There’s also a private dining area which is a celebrity favourite. Guys, the bums of Brangelina, Kate Moss, and all other A-list high flyers have sat in those chairs. The area sits 12, with a private reception, servers and chef.
There’s also an area called Rocky’s Room where you can hold bigger parties. It’s an indoor barbecue party, woohoo!
Whilst waiting at the foyer (and awkwardly inwardly smiling about the massive welcome screen), we had some pornstar martinis. I met Dieter Kemp, the man behind Benihana’s marketing. It was rather refreshing to have met someone who knew the restaurant, the founder and the history, like the back of his hand.
FUN FACT: All of the Benihana restaurants are supplied with plates showcasing the restaurant’s logo of the safflower (which translates to the resto’s name in Japanese). Each plate is handcrafted and imported from Japan.
Warmly welcomed, we were brought to our table and offered a nice Spanish grenache. I like dry rose wine with grilled stuff and I thought this was a good match for all the food we were about to be served.
To start, a bowl of onion soup which has been a classic recipe for eons and a simple side salad with Japanese dressing.
And a side of tuna and salmon nigiri and an unagi roll. I wasn’t too keen on the sushi, but probably because I was prepping myself for teppanyaki feast that was about to blow.
Now, I mentioned before there’s something about eating at Japanese sushi bar counters that’s reminds me of a theatre. For teppanyaki tables, you get a big bright musical. With an encore.
This is Luke, who was our chef for the night. He’s entertaining and engaging and he has some mad tricks up his sleeve, including a volcanic onion which turned up the heat. He definitely made the meal a fun and funny one, and I was really quite pleased with his antics.
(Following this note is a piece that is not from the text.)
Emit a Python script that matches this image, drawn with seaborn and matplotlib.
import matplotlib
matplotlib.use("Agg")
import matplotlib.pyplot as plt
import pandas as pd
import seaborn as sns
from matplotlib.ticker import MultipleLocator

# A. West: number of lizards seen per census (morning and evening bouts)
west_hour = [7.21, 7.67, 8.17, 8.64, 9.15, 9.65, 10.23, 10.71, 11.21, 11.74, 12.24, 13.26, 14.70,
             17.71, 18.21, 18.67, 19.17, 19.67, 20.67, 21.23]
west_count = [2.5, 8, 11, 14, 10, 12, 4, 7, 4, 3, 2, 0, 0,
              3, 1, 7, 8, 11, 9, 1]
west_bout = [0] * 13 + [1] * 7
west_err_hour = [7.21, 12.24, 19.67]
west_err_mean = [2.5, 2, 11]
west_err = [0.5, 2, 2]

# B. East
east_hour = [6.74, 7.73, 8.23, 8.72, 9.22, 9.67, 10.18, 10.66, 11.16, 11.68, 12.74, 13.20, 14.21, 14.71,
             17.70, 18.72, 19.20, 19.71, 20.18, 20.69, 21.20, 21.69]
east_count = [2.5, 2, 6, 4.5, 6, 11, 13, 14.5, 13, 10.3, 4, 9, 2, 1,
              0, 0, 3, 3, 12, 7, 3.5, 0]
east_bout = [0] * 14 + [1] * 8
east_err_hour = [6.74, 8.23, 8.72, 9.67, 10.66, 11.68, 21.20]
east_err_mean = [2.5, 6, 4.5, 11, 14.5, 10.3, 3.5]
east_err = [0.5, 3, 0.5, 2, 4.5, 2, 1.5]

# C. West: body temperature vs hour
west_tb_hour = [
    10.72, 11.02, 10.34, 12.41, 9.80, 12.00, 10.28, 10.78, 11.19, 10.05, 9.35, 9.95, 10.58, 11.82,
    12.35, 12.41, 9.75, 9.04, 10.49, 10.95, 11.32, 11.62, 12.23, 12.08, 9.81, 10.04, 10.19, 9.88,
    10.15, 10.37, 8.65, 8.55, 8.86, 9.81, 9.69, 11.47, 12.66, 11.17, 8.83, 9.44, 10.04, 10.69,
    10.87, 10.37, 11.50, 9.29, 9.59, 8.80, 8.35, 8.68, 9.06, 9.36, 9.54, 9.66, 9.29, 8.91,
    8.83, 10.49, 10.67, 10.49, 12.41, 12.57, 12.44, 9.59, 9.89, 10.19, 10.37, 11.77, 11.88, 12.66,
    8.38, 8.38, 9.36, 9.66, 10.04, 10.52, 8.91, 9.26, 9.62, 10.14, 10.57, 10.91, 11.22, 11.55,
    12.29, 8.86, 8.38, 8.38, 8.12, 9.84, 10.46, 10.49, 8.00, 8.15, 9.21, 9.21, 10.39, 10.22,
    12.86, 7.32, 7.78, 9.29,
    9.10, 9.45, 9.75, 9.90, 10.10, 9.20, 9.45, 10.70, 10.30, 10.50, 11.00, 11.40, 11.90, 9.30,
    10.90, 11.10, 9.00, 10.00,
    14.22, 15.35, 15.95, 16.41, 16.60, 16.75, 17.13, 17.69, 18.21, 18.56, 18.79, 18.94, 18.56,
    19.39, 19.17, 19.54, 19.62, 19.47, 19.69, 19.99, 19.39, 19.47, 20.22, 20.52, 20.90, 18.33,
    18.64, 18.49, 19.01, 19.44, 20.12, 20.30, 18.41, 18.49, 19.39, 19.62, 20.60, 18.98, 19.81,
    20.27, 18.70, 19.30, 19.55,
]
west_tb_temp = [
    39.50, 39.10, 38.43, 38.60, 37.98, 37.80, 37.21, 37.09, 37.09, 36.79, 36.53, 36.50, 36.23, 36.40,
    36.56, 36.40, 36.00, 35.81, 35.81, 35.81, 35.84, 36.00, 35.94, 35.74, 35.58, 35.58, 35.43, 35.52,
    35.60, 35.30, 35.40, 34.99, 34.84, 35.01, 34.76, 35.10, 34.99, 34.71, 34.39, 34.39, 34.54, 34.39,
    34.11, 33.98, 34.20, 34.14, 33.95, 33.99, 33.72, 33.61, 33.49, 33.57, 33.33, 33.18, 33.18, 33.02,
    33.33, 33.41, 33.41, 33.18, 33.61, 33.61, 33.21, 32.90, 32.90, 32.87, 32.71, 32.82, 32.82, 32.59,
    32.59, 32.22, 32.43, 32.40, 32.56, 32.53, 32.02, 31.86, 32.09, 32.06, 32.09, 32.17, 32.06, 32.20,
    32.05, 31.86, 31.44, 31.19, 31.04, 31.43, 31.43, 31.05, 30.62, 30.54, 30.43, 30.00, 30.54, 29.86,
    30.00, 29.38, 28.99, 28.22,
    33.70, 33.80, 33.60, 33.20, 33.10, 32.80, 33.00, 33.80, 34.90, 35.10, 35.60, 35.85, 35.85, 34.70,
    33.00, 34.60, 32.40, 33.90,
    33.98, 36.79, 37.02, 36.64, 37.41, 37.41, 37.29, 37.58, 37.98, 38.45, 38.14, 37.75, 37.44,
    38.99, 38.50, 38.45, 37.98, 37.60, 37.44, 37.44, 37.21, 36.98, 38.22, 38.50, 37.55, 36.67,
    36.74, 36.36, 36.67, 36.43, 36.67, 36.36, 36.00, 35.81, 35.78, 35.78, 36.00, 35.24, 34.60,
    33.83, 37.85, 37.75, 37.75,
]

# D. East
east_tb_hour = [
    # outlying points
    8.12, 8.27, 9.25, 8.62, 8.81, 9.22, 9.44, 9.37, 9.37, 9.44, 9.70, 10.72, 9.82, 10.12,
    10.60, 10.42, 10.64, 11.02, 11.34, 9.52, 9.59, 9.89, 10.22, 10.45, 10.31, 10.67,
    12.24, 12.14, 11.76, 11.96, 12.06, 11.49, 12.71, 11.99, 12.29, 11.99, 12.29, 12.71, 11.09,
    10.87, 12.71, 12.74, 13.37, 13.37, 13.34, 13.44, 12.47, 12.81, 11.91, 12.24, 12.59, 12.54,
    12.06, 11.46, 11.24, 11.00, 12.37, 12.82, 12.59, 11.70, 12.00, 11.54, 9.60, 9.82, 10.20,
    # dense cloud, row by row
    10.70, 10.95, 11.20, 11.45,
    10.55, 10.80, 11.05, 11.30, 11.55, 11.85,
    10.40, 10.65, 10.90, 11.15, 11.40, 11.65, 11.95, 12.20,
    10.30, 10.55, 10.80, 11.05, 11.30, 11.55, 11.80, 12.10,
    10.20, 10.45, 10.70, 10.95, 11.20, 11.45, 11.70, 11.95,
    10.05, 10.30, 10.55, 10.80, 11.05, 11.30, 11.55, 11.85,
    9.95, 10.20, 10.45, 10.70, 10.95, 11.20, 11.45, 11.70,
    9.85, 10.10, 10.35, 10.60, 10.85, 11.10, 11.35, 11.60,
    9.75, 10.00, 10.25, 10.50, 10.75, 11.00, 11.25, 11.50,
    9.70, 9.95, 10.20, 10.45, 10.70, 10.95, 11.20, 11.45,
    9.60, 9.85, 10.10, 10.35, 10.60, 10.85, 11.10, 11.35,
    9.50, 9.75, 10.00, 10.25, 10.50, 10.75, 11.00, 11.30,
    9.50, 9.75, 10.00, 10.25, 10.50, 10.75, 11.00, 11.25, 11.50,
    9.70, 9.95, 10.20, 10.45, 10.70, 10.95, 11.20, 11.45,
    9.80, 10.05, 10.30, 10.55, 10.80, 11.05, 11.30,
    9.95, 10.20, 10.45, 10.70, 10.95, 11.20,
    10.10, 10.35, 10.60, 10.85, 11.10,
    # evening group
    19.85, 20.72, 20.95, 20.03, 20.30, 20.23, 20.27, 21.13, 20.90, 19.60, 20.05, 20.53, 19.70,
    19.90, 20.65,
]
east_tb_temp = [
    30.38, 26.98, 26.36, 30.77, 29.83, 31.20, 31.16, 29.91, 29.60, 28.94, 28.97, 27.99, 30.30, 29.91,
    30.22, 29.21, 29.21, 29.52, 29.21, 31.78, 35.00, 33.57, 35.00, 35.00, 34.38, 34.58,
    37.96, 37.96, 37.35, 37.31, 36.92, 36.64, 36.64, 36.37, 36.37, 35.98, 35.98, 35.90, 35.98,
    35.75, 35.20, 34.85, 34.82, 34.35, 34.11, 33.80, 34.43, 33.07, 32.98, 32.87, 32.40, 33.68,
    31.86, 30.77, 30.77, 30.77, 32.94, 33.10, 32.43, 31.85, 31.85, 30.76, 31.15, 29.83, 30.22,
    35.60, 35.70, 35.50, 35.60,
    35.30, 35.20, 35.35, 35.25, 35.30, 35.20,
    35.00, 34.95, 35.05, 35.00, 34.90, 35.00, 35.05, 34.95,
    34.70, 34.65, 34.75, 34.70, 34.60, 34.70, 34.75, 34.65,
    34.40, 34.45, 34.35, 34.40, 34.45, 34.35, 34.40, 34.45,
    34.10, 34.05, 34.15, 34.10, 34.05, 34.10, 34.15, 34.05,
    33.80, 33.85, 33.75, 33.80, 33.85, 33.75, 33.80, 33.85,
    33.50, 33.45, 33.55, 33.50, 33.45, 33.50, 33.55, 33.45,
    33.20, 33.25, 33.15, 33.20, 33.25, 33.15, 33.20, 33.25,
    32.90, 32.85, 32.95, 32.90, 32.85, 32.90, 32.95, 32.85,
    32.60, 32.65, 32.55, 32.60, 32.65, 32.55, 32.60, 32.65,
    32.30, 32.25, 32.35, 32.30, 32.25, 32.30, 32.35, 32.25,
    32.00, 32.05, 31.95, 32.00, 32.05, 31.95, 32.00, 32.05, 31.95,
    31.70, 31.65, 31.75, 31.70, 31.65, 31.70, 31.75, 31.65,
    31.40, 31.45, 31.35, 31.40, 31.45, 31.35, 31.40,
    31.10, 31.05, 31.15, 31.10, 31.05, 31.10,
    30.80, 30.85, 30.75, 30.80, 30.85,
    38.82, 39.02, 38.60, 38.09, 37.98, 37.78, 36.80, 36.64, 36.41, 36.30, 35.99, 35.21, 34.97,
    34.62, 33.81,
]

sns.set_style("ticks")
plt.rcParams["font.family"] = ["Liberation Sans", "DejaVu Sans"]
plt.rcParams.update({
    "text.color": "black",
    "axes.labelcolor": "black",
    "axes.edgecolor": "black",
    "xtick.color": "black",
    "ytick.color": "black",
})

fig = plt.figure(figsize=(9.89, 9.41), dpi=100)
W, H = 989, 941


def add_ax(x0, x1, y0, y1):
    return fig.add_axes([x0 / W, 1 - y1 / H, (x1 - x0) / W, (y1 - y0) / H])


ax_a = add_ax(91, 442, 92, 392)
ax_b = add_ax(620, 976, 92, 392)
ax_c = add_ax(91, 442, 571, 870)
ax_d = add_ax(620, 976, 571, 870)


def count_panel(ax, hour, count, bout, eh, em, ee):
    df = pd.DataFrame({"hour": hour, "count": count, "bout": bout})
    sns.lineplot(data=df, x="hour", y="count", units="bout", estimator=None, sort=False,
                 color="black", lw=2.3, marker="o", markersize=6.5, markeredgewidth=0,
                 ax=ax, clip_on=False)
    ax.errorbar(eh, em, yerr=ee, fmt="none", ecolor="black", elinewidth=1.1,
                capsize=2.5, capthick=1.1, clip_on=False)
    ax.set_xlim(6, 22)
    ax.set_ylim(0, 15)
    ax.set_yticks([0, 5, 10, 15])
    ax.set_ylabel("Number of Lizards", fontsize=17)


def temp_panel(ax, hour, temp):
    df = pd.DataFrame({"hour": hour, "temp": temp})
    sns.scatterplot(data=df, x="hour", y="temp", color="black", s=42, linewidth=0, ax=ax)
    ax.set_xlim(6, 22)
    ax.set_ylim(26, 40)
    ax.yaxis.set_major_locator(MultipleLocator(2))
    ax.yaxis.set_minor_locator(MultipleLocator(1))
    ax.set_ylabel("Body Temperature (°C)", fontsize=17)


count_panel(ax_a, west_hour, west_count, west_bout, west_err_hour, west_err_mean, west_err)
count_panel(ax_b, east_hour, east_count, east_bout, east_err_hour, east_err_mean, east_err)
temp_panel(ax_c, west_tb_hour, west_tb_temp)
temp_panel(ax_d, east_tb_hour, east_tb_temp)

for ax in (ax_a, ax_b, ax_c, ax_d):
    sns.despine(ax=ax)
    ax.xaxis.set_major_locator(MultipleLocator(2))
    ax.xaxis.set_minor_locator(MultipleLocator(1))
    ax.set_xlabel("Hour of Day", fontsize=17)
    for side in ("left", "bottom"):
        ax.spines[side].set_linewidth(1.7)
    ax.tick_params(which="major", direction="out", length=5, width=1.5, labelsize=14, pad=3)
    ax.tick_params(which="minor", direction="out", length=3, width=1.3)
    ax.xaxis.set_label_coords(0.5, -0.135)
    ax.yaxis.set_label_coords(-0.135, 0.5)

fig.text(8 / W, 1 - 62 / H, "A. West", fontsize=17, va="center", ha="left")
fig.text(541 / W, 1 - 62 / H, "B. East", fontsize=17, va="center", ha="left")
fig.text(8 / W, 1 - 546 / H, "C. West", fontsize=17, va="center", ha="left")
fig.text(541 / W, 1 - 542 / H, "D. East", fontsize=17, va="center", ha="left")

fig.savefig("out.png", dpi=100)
Our feast consisted of prawn and mushrooms, black cod in miso, chicken and beef fillet. Our table chef Luke made everything seem so easy to prep, and fun to watch.
Luke is definitely a rice-ing star in the teppanyaki world. Haha!
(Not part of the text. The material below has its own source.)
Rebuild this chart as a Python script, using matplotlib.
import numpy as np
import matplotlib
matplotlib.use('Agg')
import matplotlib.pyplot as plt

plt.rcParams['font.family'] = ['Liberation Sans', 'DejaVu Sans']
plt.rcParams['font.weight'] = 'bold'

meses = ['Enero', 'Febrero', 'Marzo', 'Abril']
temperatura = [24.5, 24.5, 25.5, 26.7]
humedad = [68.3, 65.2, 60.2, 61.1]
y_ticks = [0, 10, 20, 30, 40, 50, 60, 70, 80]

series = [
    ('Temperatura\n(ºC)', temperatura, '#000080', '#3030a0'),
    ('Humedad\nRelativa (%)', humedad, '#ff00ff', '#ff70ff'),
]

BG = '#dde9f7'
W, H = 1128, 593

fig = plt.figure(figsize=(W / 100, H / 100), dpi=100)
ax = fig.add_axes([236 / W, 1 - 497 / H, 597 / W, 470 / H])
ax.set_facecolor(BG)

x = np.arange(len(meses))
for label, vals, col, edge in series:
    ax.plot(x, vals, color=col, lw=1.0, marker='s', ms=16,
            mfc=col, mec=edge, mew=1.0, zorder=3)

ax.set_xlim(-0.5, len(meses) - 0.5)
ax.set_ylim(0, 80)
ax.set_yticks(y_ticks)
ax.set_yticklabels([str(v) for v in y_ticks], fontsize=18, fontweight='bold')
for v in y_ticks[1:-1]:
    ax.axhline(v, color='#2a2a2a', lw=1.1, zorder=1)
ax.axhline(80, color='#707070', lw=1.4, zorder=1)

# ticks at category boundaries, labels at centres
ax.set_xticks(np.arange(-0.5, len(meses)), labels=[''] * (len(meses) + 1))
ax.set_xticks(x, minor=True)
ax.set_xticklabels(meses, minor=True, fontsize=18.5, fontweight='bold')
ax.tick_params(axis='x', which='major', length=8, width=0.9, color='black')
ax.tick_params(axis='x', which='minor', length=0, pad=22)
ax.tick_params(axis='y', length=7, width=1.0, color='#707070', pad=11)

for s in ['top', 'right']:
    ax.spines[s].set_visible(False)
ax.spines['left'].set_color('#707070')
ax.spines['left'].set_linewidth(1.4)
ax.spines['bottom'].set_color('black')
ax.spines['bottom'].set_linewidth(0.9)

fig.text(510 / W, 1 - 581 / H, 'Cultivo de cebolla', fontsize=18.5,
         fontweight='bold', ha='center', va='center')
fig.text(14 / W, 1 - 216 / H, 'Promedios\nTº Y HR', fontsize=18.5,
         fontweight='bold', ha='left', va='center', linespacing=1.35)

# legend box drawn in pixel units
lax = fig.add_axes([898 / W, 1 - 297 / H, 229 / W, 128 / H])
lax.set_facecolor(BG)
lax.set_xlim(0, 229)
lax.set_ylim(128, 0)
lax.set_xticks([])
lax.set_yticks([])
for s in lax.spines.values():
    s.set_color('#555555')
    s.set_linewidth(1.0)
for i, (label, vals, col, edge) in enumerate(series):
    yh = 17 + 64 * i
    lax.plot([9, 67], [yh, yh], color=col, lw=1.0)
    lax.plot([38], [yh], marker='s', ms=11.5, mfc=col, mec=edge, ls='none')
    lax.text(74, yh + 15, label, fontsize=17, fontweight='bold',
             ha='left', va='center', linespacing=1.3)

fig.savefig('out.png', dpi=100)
Serious teppanyaki feasting.
My favourites were the black cod in miso, which I thought was seriously good albeit slightly sweeter than how I’d like it, and the fillet of steak, which was so tender juicy good. I was really surprised at how good these two were cooked, I’d definitely come back for more!
Verdict on Benihana
The theatrical cooking of our food was quite an experience and I suppose this is why many families and groups come to Benihana over the years. The novelty of having someone cook your food by your eyes – with tricks – is still a treat. Some may raise eyebrows on this, but if you’re the type of person who lives for a laugh (and come on, who wants to be miserable?!) then it’s a nice place to go to.
Foodwise, I think the strength of Benihana lies on the very heart of the restaurant – the teppanyaki grill. The stuff we’ve eaten were quite good particularly the cod in miso and beef fillet. Price is quite affordable for the amount of food you get. I suggest you bring a bunch of mates in for a casual laugh. Better yet, bring your family!
Have you been to Benihana? Do you like teppanyaki?